The Changing Role of the Moderator and the Debate

BY LUCY BOYD

That’s how we’ve been crafting our questions, so that Senator X will respond to what Governor Y said about him or a policy he proposed and try to encourage them to actually debate Lincoln-Douglas style as much as possible.” – Jake Tapper, moderator, before second GOP debate on September 16, 2015.

The role of the moderator in a political debate has changed dramatically since the Lincoln-Douglas debates in 1858. In fact, Stephen Douglas and Abraham Lincoln did not have a moderator. Their debate opened with an hour address, followed by an hour-and-a-half from the opponent, followed by a 30-minute rebuttal. The two men acted as their own moderator – pushing one another on nuanced ideology, values, and governance.

Jump to the 1960s for the first televised presidential debate between John F. Kennedy and Richard Nixon. Kennedy’s charisma may have won him the election against a nervous Nixon. For 60 minutes, the moderator, Howard K. Smith, played a marginal role – asking only policy-related questions and interrupting neither candidate.

Fast forward to 2012, for the Romney-Obama presidential debate moderated by Candy Crowley. During this debate, Crowley corrected Mitt Romney about when the Obama administration called Benghazi “an act of terror.” This 60-second interaction with the moderator received much attention as an embarrassment to the Romney campaign. In retrospect, both Crowley and Romney were right in what they said, but the public was left with a clip of a moderator, not the opponent, correcting a candidate about a controversial issue.  With networks competing for ratings, politics is another form of entertainment and the moderator is another character in the show.

Just this year, CNN successfully made its second GOP debate in September the most watched program in its history with 23 million viewers. For this second debate, CNN changed the rules to allow the top 10 performers in the polls since August, rather than July, to debate in the primetime spot. This change benefitted the lone female Republican candidate, Carly Fiorina, who went on to successfully deflate Donald Trump’s ego in one of the most memorable moments of the night. Jake Tapper created the opportunity for a fiery exchange when he asked Fiorina:

“In an interview last week in Rolling Stone magazine, Donald Trump said the following about you. Quote, ‘Look at that face. Would anyone vote for that? Can you imagine that, the face of our next president?’ Mr. Trump later said he was talking about your persona, not your appearance. Please feel free to respond what you think about his persona.”

Fiorina responded with, “I think every woman in this country heard very clearly what Mr. Trump said.” This is powerful, but what does an outlandish quote about a person’s countenance have to do with politics? Yes, Trump’s values and language should be scrutinized, condemned, and held against him. This was one of many “he said, she said” questions of the evening, which left voters with little understanding of where candidates stood on issues rather than one another. Nothing here was comparable to the substantive debates of the Lincoln-Douglas era that Tapper promised.
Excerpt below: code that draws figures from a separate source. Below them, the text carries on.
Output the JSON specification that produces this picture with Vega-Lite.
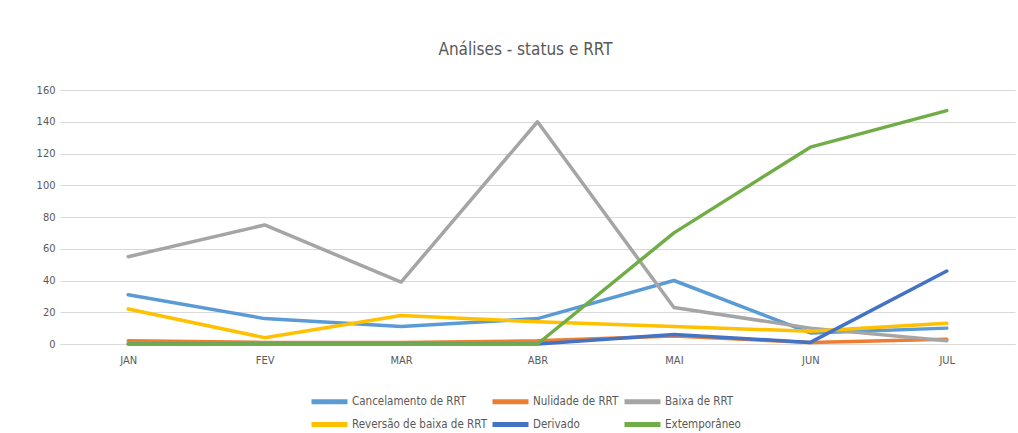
{
  "$schema": "https://vega.github.io/schema/vega-lite/v6.json",
  "width": 955,
  "height": 254,
  "autosize": {"type": "none"},
  "padding": {"left": 60, "top": 90, "right": 3, "bottom": 89},
  "background": "white",
  "title": {
    "text": "Análises - status e RRT",
    "fontSize": 17,
    "font": "DejaVu Sans Condensed, Liberation Sans, sans-serif",
    "fontWeight": "normal",
    "color": "#595959",
    "offset": 25,
    "dx": -12
  },
  "data": {
    "values": [
      {"mes": "JAN", "serie": "Cancelamento de RRT", "valor": 31},
      {"mes": "FEV", "serie": "Cancelamento de RRT", "valor": 16},
      {"mes": "MAR", "serie": "Cancelamento de RRT", "valor": 11},
      {"mes": "ABR", "serie": "Cancelamento de RRT", "valor": 16},
      {"mes": "MAI", "serie": "Cancelamento de RRT", "valor": 40},
      {"mes": "JUN", "serie": "Cancelamento de RRT", "valor": 7},
      {"mes": "JUL", "serie": "Cancelamento de RRT", "valor": 10},
      {"mes": "JAN", "serie": "Nulidade de RRT", "valor": 2},
      {"mes": "FEV", "serie": "Nulidade de RRT", "valor": 1},
      {"mes": "MAR", "serie": "Nulidade de RRT", "valor": 1},
      {"mes": "ABR", "serie": "Nulidade de RRT", "valor": 2},
      {"mes": "MAI", "serie": "Nulidade de RRT", "valor": 5},
      {"mes": "JUN", "serie": "Nulidade de RRT", "valor": 1},
      {"mes": "JUL", "serie": "Nulidade de RRT", "valor": 3},
      {"mes": "JAN", "serie": "Baixa de RRT", "valor": 55},
      {"mes": "FEV", "serie": "Baixa de RRT", "valor": 75},
      {"mes": "MAR", "serie": "Baixa de RRT", "valor": 39},
      {"mes": "ABR", "serie": "Baixa de RRT", "valor": 140},
      {"mes": "MAI", "serie": "Baixa de RRT", "valor": 23},
      {"mes": "JUN", "serie": "Baixa de RRT", "valor": 10},
      {"mes": "JUL", "serie": "Baixa de RRT", "valor": 2},
      {"mes": "JAN", "serie": "Reversão de baixa de RRT", "valor": 22},
      {"mes": "FEV", "serie": "Reversão de baixa de RRT", "valor": 4},
      {"mes": "MAR", "serie": "Reversão de baixa de RRT", "valor": 18},
      {"mes": "ABR", "serie": "Reversão de baixa de RRT", "valor": 14},
      {"mes": "MAI", "serie": "Reversão de baixa de RRT", "valor": 11},
      {"mes": "JUN", "serie": "Reversão de baixa de RRT", "valor": 8},
      {"mes": "JUL", "serie": "Reversão de baixa de RRT", "valor": 13},
      {"mes": "JAN", "serie": "Derivado", "valor": 0},
      {"mes": "FEV", "serie": "Derivado", "valor": 0},
      {"mes": "MAR", "serie": "Derivado", "valor": 0},
      {"mes": "ABR", "serie": "Derivado", "valor": 0},
      {"mes": "MAI", "serie": "Derivado", "valor": 6},
      {"mes": "JUN", "serie": "Derivado", "valor": 1},
      {"mes": "JUL", "serie": "Derivado", "valor": 46},
      {"mes": "JAN", "serie": "Extemporâneo", "valor": 0},
      {"mes": "FEV", "serie": "Extemporâneo", "valor": 0},
      {"mes": "MAR", "serie": "Extemporâneo", "valor": 0},
      {"mes": "ABR", "serie": "Extemporâneo", "valor": 0},
      {"mes": "MAI", "serie": "Extemporâneo", "valor": 70},
      {"mes": "JUN", "serie": "Extemporâneo", "valor": 124},
      {"mes": "JUL", "serie": "Extemporâneo", "valor": 147}
    ]
  },
  "mark": {"type": "line", "strokeWidth": 3.5, "strokeCap": "round", "strokeJoin": "round"},
  "encoding": {
    "x": {
      "field": "mes",
      "type": "ordinal",
      "sort": ["JAN", "FEV", "MAR", "ABR", "MAI", "JUN", "JUL"],
      "axis": {
        "title": null,
        "grid": false,
        "ticks": false,
        "domain": true,
        "domainColor": "#D9D9D9",
        "labelAngle": 0,
        "labelFont": "DejaVu Sans Condensed, Liberation Sans, sans-serif",
        "labelFontSize": 11,
        "labelColor": "#595959",
        "labelPadding": 10
      }
    },
    "y": {
      "field": "valor",
      "type": "quantitative",
      "scale": {"domain": [0, 160]},
      "axis": {
        "title": null,
        "values": [0, 20, 40, 60, 80, 100, 120, 140, 160],
        "domain": false,
        "ticks": false,
        "gridColor": "#D9D9D9",
        "gridWidth": 1,
        "labelFont": "DejaVu Sans Condensed, Liberation Sans, sans-serif",
        "labelFontSize": 11,
        "labelColor": "#595959",
        "labelPadding": 5
      }
    },
    "color": {
      "field": "serie",
      "type": "nominal",
      "sort": ["Cancelamento de RRT", "Nulidade de RRT", "Baixa de RRT", "Reversão de baixa de RRT", "Derivado", "Extemporâneo"],
      "scale": {
        "domain": ["Cancelamento de RRT", "Nulidade de RRT", "Baixa de RRT", "Reversão de baixa de RRT", "Derivado", "Extemporâneo"],
        "range": ["#5B9BD5", "#ED7D31", "#A5A5A5", "#FFC000", "#4472C4", "#70AD47"]
      },
      "legend": {
        "title": null,
        "orient": "none",
        "legendX": 249,
        "legendY": 303,
        "direction": "horizontal",
        "columns": 3,
        "gridAlign": "each",
        "columnPadding": -5,
        "rowPadding": 2,
        "symbolType": "M-1,0H5",
        "symbolSize": 144,
        "symbolStrokeWidth": 5,
        "symbolStrokeCap": "round",
        "labelFont": "DejaVu Sans Condensed, Liberation Sans, sans-serif",
        "labelFontSize": 11.5,
        "labelColor": "#595959",
        "labelOffset": 26
      }
    }
  },
  "config": {"view": {"stroke": null}}
}
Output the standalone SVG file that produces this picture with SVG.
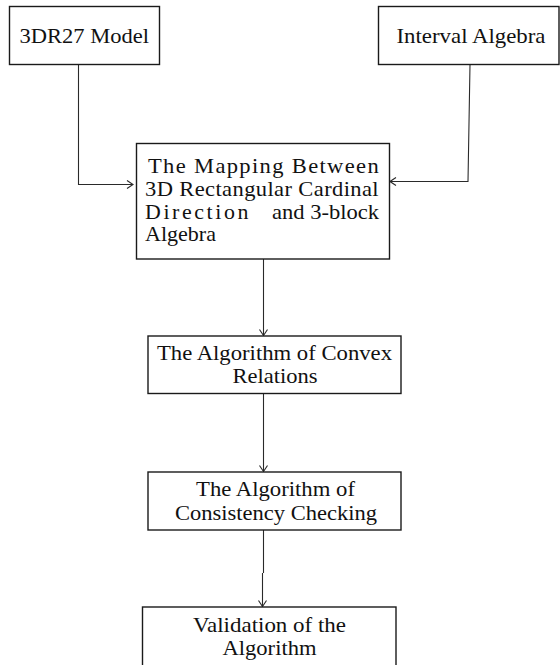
<svg xmlns="http://www.w3.org/2000/svg" width="560" height="665" viewBox="0 0 560 665">
<style>
  .box { fill: #ffffff; stroke: #1a1a1a; stroke-width: 1.4; }
  .lbl { font-family: "Liberation Serif", "Times New Roman", serif; font-size: 20.2px; fill: #111111; }
  .conn { fill: none; stroke: #2a2a2a; stroke-width: 1.1; }
</style>
<defs>
  <marker id="arrow" markerUnits="userSpaceOnUse" viewBox="0 0 8 10" markerWidth="8" markerHeight="10" refX="7.5" refY="5" orient="auto">
    <path d="M1.5,1 L7.5,5 L1.5,9" fill="none" stroke="#2a2a2a" stroke-width="1.1"/>
  </marker>
</defs>
<rect width="560" height="665" fill="#ffffff"/>

<g id="connectors">
  <path class="conn" d="M78.5,64.5 V184.5 H133" marker-end="url(#arrow)"/>
  <path class="conn" d="M470,64.5 L468,181.5 H390" marker-end="url(#arrow)"/>
  <path class="conn" d="M263.5,259 V335.5" marker-end="url(#arrow)"/>
  <path class="conn" d="M263.5,393.5 V471.5" marker-end="url(#arrow)"/>
  <path class="conn" d="M263.5,530 V573 M262.5,573 V606.5" marker-end="url(#arrow)"/>
</g>

<g id="node-3dr27">
  <rect class="box" x="9.5" y="6.5" width="150" height="58"/>
  <text class="lbl" x="19.5" y="42.5" textLength="129.5" lengthAdjust="spacingAndGlyphs">3DR27 Model</text>
</g>

<g id="node-interval">
  <rect class="box" x="378.5" y="6.5" width="180.5" height="58"/>
  <text class="lbl" x="396.5" y="42.5" textLength="149" lengthAdjust="spacingAndGlyphs">Interval Algebra</text>
</g>

<g id="node-mapping">
  <rect class="box" x="136.5" y="143.5" width="253" height="115.5"/>
  <text class="lbl" x="148" y="173" letter-spacing="1.2" textLength="232" lengthAdjust="spacingAndGlyphs">The Mapping Between</text>
  <text class="lbl" x="145" y="196" letter-spacing="0.35" textLength="234" lengthAdjust="spacingAndGlyphs">3D Rectangular Cardinal</text>
  <text class="lbl" x="145" y="218.5" letter-spacing="2.4" textLength="106" lengthAdjust="spacingAndGlyphs">Direction</text>
  <text class="lbl" x="272" y="218.5" textLength="107" lengthAdjust="spacingAndGlyphs">and 3-block</text>
  <text class="lbl" x="145" y="241" textLength="71" lengthAdjust="spacingAndGlyphs">Algebra</text>
</g>

<g id="node-convex">
  <rect class="box" x="148" y="336" width="253" height="57.5"/>
  <text class="lbl" x="157" y="360" textLength="235" lengthAdjust="spacingAndGlyphs">The Algorithm of Convex</text>
  <text class="lbl" x="232.5" y="382.5" textLength="85" lengthAdjust="spacingAndGlyphs">Relations</text>
</g>

<g id="node-consistency">
  <rect class="box" x="148" y="472" width="253" height="58"/>
  <text class="lbl" x="196" y="496" textLength="159" lengthAdjust="spacingAndGlyphs">The Algorithm of</text>
  <text class="lbl" x="175" y="519.5" textLength="202" lengthAdjust="spacingAndGlyphs">Consistency Checking</text>
</g>

<g id="node-validation">
  <rect class="box" x="142.5" y="607" width="253.5" height="80"/>
  <text class="lbl" x="193" y="632" textLength="153" lengthAdjust="spacingAndGlyphs">Validation of the</text>
  <text class="lbl" x="222.5" y="654.5" textLength="94" lengthAdjust="spacingAndGlyphs">Algorithm</text>
</g>
</svg>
A few weeks later, when Anderson Cooper moderated the Democratic debate, he did better, but it was clear he was focused on ratings. At first, Cooper drilled candidates with pointed questions. Starting on a heated note was presumably an effort to increase ratings since the Democrats have no entertainment factor like the GOP does in Trump. Later, Cooper did not press Hillary Clinton on responding to Lincoln Chafee’s comments about her ethics with regard to the private email situation. This was after Bernie Sanders provided the climactic moment of the night when he declared, “No one cares about your damn emails!” As the night went on, Cooper focused his questions on the two front-runners, Clinton and Sanders, noticeably ignoring the other three candidates on stage. Despite coming across as informed and thoughtful, Cooper moderated for the sake of higher ratings.

As future debates continue to be driven by moderators rather than candidates, it is important to recognize the role of the moderator, a network’s priorities, and what we, as voters, can do in response.  The political debate is one of the primary vehicles by which the American people, sometimes as many as 23 million – receive information about candidates. While there are many moments in a debate where candidates speak on important issues, these are often overshadowed by surprising moments often created by the moderator. A sound-bite obsessed media and the “he said, she said” format are a far cry from the Lincoln-Douglas era of lengthy discourse on nuanced issues.

Because we cannot count on televised debates or the media for a full understanding of a candidate’s positions, we must stay informed in other ways outside of primetime television. Another alternative is to push for moderators who prioritize substance over entertainment, but that will require cosmic shift in a network’s priorities, which is out of our purview currently. Instead, we must investigate candidates ourselves by reading their positions posted on their websites, reviewing their speeches and answers during longer interviews, and reading a variety of news sources for information. Look to more objective news sources such as BBC or NPR and engage in conversations with people holding a variety of political views. Relying solely on short, isolated moments in the debate to make our decisions is not enough.

 

Lucy Boyd is a Master in Public Policy student at the Harvard Kennedy School. She was formerly a seventh grade teacher at a charter school in Newark, N.J., which spurred her interest in education policy and reform.